Problem description ->
Will you repeat only the lines from the one with "Rebuild this chart" through the one with "import plotly.graph_objects as go", both included, leaving every picture out?

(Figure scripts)
________________________

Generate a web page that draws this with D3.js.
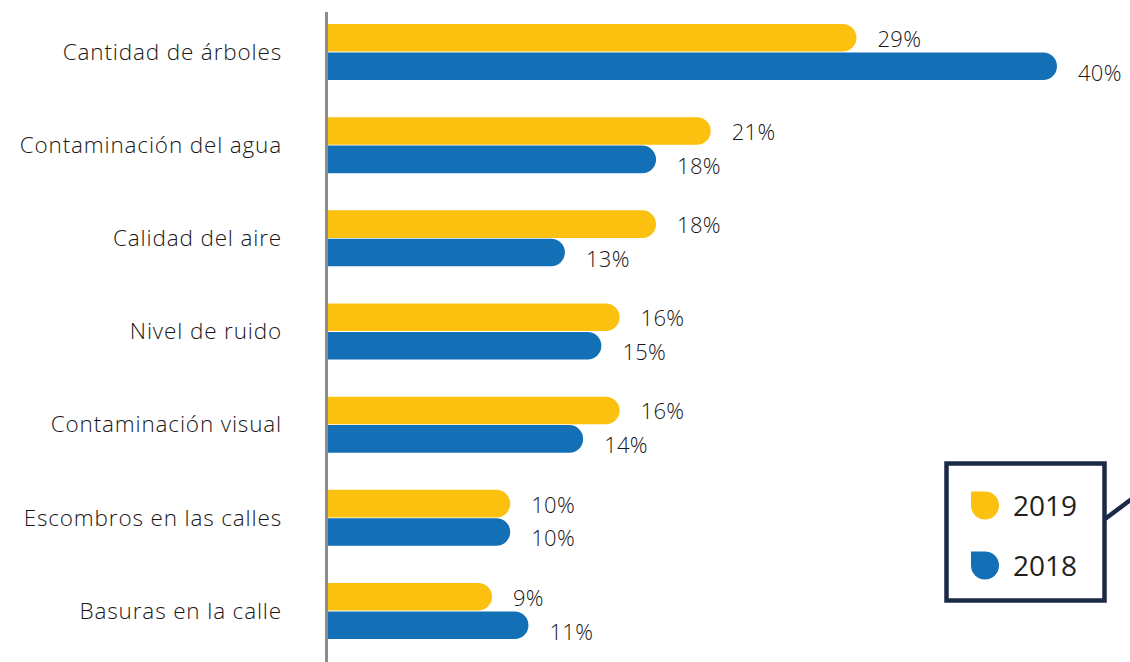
<!DOCTYPE html>
<html>
<head>
<meta charset="utf-8">
<script src="https://cdn.jsdelivr.net/npm/d3@7"></script>
<style>
  html, body { margin: 0; padding: 0; background: #ffffff; }
  svg { display: block; }
</style>
</head>
<body>
<script>
const categories = [
  "Cantidad de árboles",
  "Contaminación del agua",
  "Calidad del aire",
  "Nivel de ruido",
  "Contaminación visual",
  "Escombros en las calles",
  "Basuras en la calle"
];
const seriesNames = ["2019", "2018"];
const values2019 = [29, 21, 18, 16, 16, 10, 9];
const values2018 = [40, 18, 13, 15, 14, 10, 11];
const seriesColors = ["#FCC00F", "#136FB6"];

const W = 1130, H = 662;
const FONT = "'Open Sans', Lato, sans-serif";
const svg = d3.select("body").append("svg").attr("width", W).attr("height", H);

const x = d3.scaleLinear().domain([0, 40]).range([328, 1057]);
const step = 93.17;
const y0 = d3.scaleBand().domain(categories).range([52 - step / 2, 52 + step * 6.5]).padding(0);
const y1 = d3.scaleBand().domain(seriesNames).range([-28, 28]).paddingInner(0.03);

const data = categories.map((c, i) => ({
  cat: c,
  vals: [
    { s: "2019", v: values2019[i], color: seriesColors[0] },
    { s: "2018", v: values2018[i], color: seriesColors[1] }
  ]
}));

function barPath(x0, x1, yTop, h) {
  const r = h / 2;
  const xe = Math.max(x0, x1 - r);
  return `M${x0},${yTop}H${xe}A${r},${r} 0 0 1 ${xe},${yTop + h}H${x0}Z`;
}

const groups = svg.selectAll("g.cat").data(data).join("g")
  .attr("class", "cat")
  .attr("transform", d => `translate(0,${y0(d.cat) + y0.bandwidth() / 2})`);

groups.selectAll("path.bar").data(d => d.vals).join("path")
  .attr("class", "bar")
  .attr("fill", d => d.color)
  .attr("d", d => barPath(x(0), x(d.v), y1(d.s), y1.bandwidth()));

groups.selectAll("text.val").data(d => d.vals).join("text")
  .attr("class", "val")
  .attr("x", d => x(d.v) + 21)
  .attr("y", d => y1(d.s) + y1.bandwidth() / 2 + (d.s === "2018" ? 6.5 : 1))
  .attr("dy", "0.36em")
  .attr("font-family", FONT)
  .attr("font-weight", 300)
  .attr("font-size", 22)
  .attr("letter-spacing", 0.3)
  .attr("fill", "#1a1718")
  .text(d => d.v + "%");

// category labels via axis
const yAxis = d3.axisLeft(d3.scalePoint().domain(categories)
  .range([y0(categories[0]) + step / 2, y0(categories[6]) + step / 2]))
  .tickSize(0).tickPadding(0);
const ax = svg.append("g").attr("transform", "translate(282,0)").call(yAxis);
ax.select(".domain").remove();
ax.selectAll("text")
  .attr("font-family", FONT)
  .attr("font-weight", 300)
  .attr("font-size", 22.5)
  .attr("letter-spacing", 0.85)
  .attr("fill", "#1a1718");

// vertical axis line
svg.append("line")
  .attr("x1", 326.5).attr("x2", 326.5)
  .attr("y1", 12).attr("y2", H)
  .attr("stroke", "#8c8c8c").attr("stroke-width", 3);

// legend
const lg = svg.append("g");
lg.append("line")
  .attr("x1", 1105).attr("y1", 519)
  .attr("x2", 1145).attr("y2", 489)
  .attr("stroke", "#1b2a47").attr("stroke-width", 4.5);
lg.append("rect")
  .attr("x", 946.5).attr("y", 463.5)
  .attr("width", 158).attr("height", 137)
  .attr("fill", "#ffffff")
  .attr("stroke", "#1b2a47").attr("stroke-width", 4.5);

const legendY = d3.scalePoint().domain(seriesNames).range([505.5, 565.5]);
function iconPath(cx, cy, r) {
  return `M${cx - r},${cy - r}H${cx}A${r},${r} 0 1 1 ${cx - r},${cy}Z`;
}
const li = lg.selectAll("g.li").data(seriesNames).join("g").attr("class", "li");
li.append("path")
  .attr("d", d => iconPath(985, legendY(d), 14))
  .attr("fill", (d, i) => seriesColors[i]);
li.append("text")
  .attr("x", 1013)
  .attr("y", d => legendY(d))
  .attr("dy", "0.36em")
  .attr("font-family", FONT)
  .attr("font-size", 28)
  .attr("fill", "#231f20")
  .text(d => d);
</script>
</body>
</html>
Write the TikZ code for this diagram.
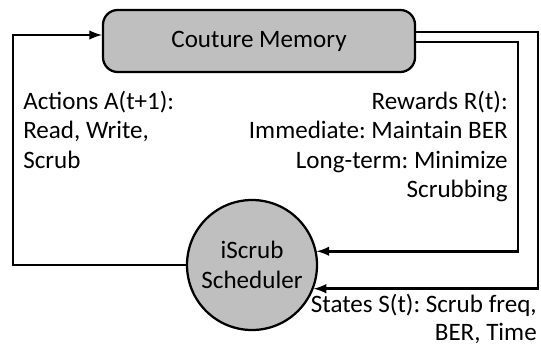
\documentclass[tikz,border=0pt]{standalone}
\usepackage{fontspec}
\setmainfont{Carlito}
\frenchspacing
\usetikzlibrary{positioning}
\definecolor{blockgray}{RGB}{191,191,191}
\tikzset{
    membox/.style={draw, line width=1.7pt, fill=blockgray, rounded corners=11pt,
        minimum width=234pt, minimum height=46.5pt, inner sep=0pt},
    agent/.style={draw, circle, line width=1.7pt, fill=blockgray, minimum size=97.5pt,
        inner sep=0pt, align=center},
    link/.style={line width=2.2pt, -latex},
    lbl/.style={inner sep=0pt, font=\fontsize{18.8}{22}\selectfont}
}
\begin{document}
\begin{tikzpicture}[x=0.75pt,y=0.75pt,yscale=-1,xscale=1]
            \useasboundingbox (0,0) rectangle (541,347);
            %blocks
            \node[membox, lbl] (mem) at (259,41) {Couture Memory};
            \node[agent, lbl] (sched) at (252,265) {iScrub\\Scheduler};
            %
            %labels
            \node[lbl, anchor=north west, align=left] (actions) at (23,91) {Actions A(t+1):\\Read, Write,\\Scrub};
            \node[lbl, anchor=north east, align=right] (rewards) at (508,91) {Rewards R(t):\\Immediate: Maintain BER\\Long-term: Minimize\\Scrubbing};
            \node[lbl, anchor=north east, align=right, font=\fontsize{18.8}{21}\selectfont] (states) at (537,294) {States S(t): Scrub freq,\\BER, Time};
            %
            %actions
            \coordinate (lft) at (13,35);
            \draw[link] (sched.west) -| (lft) -- (lft -| mem.west);
            %rewards
            \coordinate (rin) at (518,42);
            \draw[link] (rin -| mem.east) -- (rin) |- (sched.12.4);
            %states
            \coordinate (rout) at (538,32);
            \draw[link] (rout -| mem.east) -- (rout) |- (sched.-21.7);
            %
\end{tikzpicture}
\end{document}
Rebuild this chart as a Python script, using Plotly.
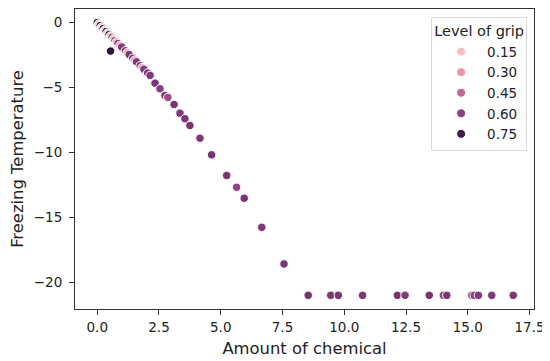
import plotly.graph_objects as go

# ---- data ----
amount = [
    0.00,
    0.06, 0.12, 0.18, 0.24, 0.30, 0.36, 0.42, 0.48, 0.54, 0.60, 0.66, 0.72, 0.78,
    0.84, 0.92, 0.99, 1.14, 1.22, 1.29, 1.44, 1.52, 1.59, 1.74, 1.82, 1.89, 2.04,
    0.54,
    2.14, 2.34, 2.54, 2.74, 2.86, 3.11, 3.35, 3.55, 3.75, 4.16, 4.63, 5.24, 5.64, 5.95,
    6.66, 7.56,
    8.54, 9.45, 9.76, 10.74, 12.15, 12.46, 13.44, 14.01, 14.15, 15.16, 15.26, 15.43,
    15.97, 16.84,
]
freezing_temp = [
    0.00,
    -0.11, -0.23, -0.34, -0.46, -0.57, -0.68, -0.80, -0.91, -1.03, -1.14, -1.25, -1.37,
    -1.48,
    -1.60, -1.75, -1.88, -2.17, -2.32, -2.45, -2.74, -2.89, -3.02, -3.31, -3.46, -3.59,
    -3.88,
    -2.19,
    -4.06, -4.66, -5.09, -5.61, -5.76, -6.30, -6.97, -7.40, -7.92, -8.90, -10.18, -11.77,
    -12.68, -13.52, -15.76, -18.58,
    -21.0, -21.0, -21.0, -21.0, -21.0, -21.0, -21.0, -21.0, -21.0, -21.0, -21.0, -21.0,
    -21.0, -21.0,
]
grip = [
    0.79,
    0.09, 0.78, 0.10, 0.77, 0.08, 0.76, 0.12, 0.74, 0.14, 0.66, 0.18, 0.63, 0.25,
    0.62, 0.30, 0.62, 0.62, 0.25, 0.63, 0.62, 0.30, 0.62, 0.63, 0.28, 0.62, 0.62,
    0.79,
    0.62, 0.64, 0.60, 0.63, 0.55, 0.64, 0.62, 0.63, 0.64, 0.63, 0.64, 0.64, 0.58, 0.64,
    0.63, 0.64,
    0.64, 0.63, 0.64, 0.63, 0.64, 0.62, 0.64, 0.58, 0.63, 0.56, 0.60, 0.62, 0.62, 0.63,
]
legend_levels = [0.15, 0.30, 0.45, 0.60, 0.75]
legend_labels = ["0.15", "0.30", "0.45", "0.60", "0.75"]
x_ticks = [0.0, 2.5, 5.0, 7.5, 10.0, 12.5, 15.0, 17.5]
y_ticks = [0, -5, -10, -15, -20]

G_MIN, G_MAX = 0.08, 0.80
# colour stops (grip value -> colour)
stop_levels = [0.08, 0.15, 0.30, 0.45, 0.60, 0.75, 0.80]
stop_colors = [(240, 218, 214), (242, 192, 192), (232, 152, 166), (198, 104, 150),
               (140, 62, 130), (62, 28, 76), (42, 20, 55)]


def rgb(c):
    return "rgb(%d,%d,%d)" % c


colorscale = [[(lv - G_MIN) / (G_MAX - G_MIN), rgb(c)] for lv, c in zip(stop_levels, stop_colors)]

fig = go.Figure()
fig.add_trace(go.Scatter(
    x=amount, y=freezing_temp, mode="markers", showlegend=False,
    marker=dict(color=grip, colorscale=colorscale, cmin=G_MIN, cmax=G_MAX,
                size=8.5, line=dict(color="white", width=1), opacity=1),
    hoverinfo="skip",
))
for lv, lab in zip(legend_levels, legend_labels):
    c = stop_colors[stop_levels.index(lv)]
    fig.add_trace(go.Scatter(
        x=[None], y=[None], mode="markers", name=lab,
        marker=dict(color=rgb(c), size=9, line=dict(color="white", width=1)),
    ))

axis_common = dict(showgrid=False, zeroline=False, showline=True, mirror=True,
                   linecolor="#333333", linewidth=1, ticks="outside", ticklen=5,
                   tickwidth=1, tickcolor="#333333", automargin=False,
                   tickfont=dict(family="DejaVu Sans", size=13.5, color="#222222"))

# the page body adds an 8px offset, so the figure is 8px smaller in each direction
fig.update_layout(
    width=542, height=353,
    margin=dict(l=67, r=16, t=1, b=52),
    paper_bgcolor="white", plot_bgcolor="white",
    font=dict(family="DejaVu Sans", color="#222222"),
    xaxis=dict(range=[-0.9, 17.68], tickvals=x_ticks, tickformat=".1f",
               ticklabelstandoff=1,
               title=dict(text="Amount of chemical", font=dict(size=16.4), standoff=8),
               **axis_common),
    yaxis=dict(range=[-22.05, 1.05], tickvals=y_ticks, ticklabelstandoff=4,
               title=dict(text="Freezing Temperature", font=dict(size=16.4), standoff=6),
               **axis_common),
    legend=dict(x=0.985, y=0.975, xanchor="right", yanchor="top",
                bgcolor="white", bordercolor="#d9d9d9", borderwidth=1,
                font=dict(size=13.5), itemwidth=42, indentation=3,
                title=dict(text="Level of grip", font=dict(size=14.5), side="top center")),
)

fig.write_html("out.html")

________________________

Solution for this exercise ->
Rebuild this chart as a Python script, using Plotly.
import plotly.graph_objects as go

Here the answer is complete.